Her son, Tsea Do, 30, was eager to see his three children educated. "Otherwise, they may as well be cattle," he said. But he hoped his children would go to school in India, where the Dalai Lama lives and where they could learn English.

His family coaxes barley and potatoes from these high-altitude soils. Caterpillar fungus has given them spending power beyond imagining, more than tripling their annual income over the past decade to about $625 per year. "Now we can buy rice," he said. A solar-powered fluorescent light hung overhead in their home. They have in mind a television.

"Who doesn't want a television?" Do said. "Then I can get information from other countries." But Chinese news would be of no interest. "This is Tibet, not China."

The Naygo monastery is another day's walk up the river. Its carved wooden beams hang over a narrow valley, where water crashes hundreds of feet from melting glaciers above. For more than 1,000 years, Tibetan families have sent boys as young as 6 to become initiates here, hoping this would bring luck. These days, fewer families are making that choice, directing their boys toward other pursuits, as the ranks of the monastery have slipped to about 250 from 400 in 1947.

"There used to be no opportunities in this area, and people were very poor," said one monk, Tsering Jimba, 66. "Nowadays, families have many choices. They can send children to school, run a business."

One thing remains constant: enmity toward the Chinese. Older people remember the Chinese troops that came and razed the monastery in the 1950s, killing monks, demolishing statuary and shutting down the place for 26 years until it reopened in 1984.
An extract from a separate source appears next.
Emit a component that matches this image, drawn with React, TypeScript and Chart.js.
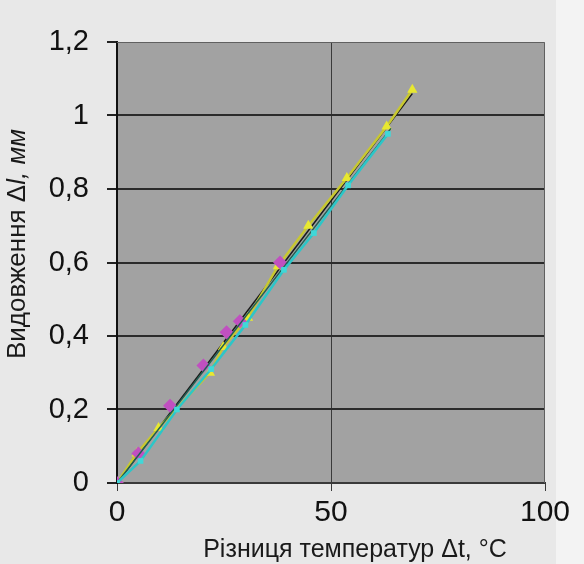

"The Chinese, they don't like Tibetans," said Gyamatse, a 42-year-old monk who like some Tibetans goes by only one name. "They know we revere the Dalai Lama, and they were afraid we would wake up and be ready for a fight, so they sent their army here to destroy us."

In recent months, Chinese officials have returned -- this time with plans to market the monastery as a tourist destination. Once an enemy culture to be suppressed in China's eyes, the Tibetan way of life has become a valuable commodity.

"We are orphans," Gyamatse said. "We're the adopted children of China. Our holy man is in India, and we don't have a mother or father. We feel sad."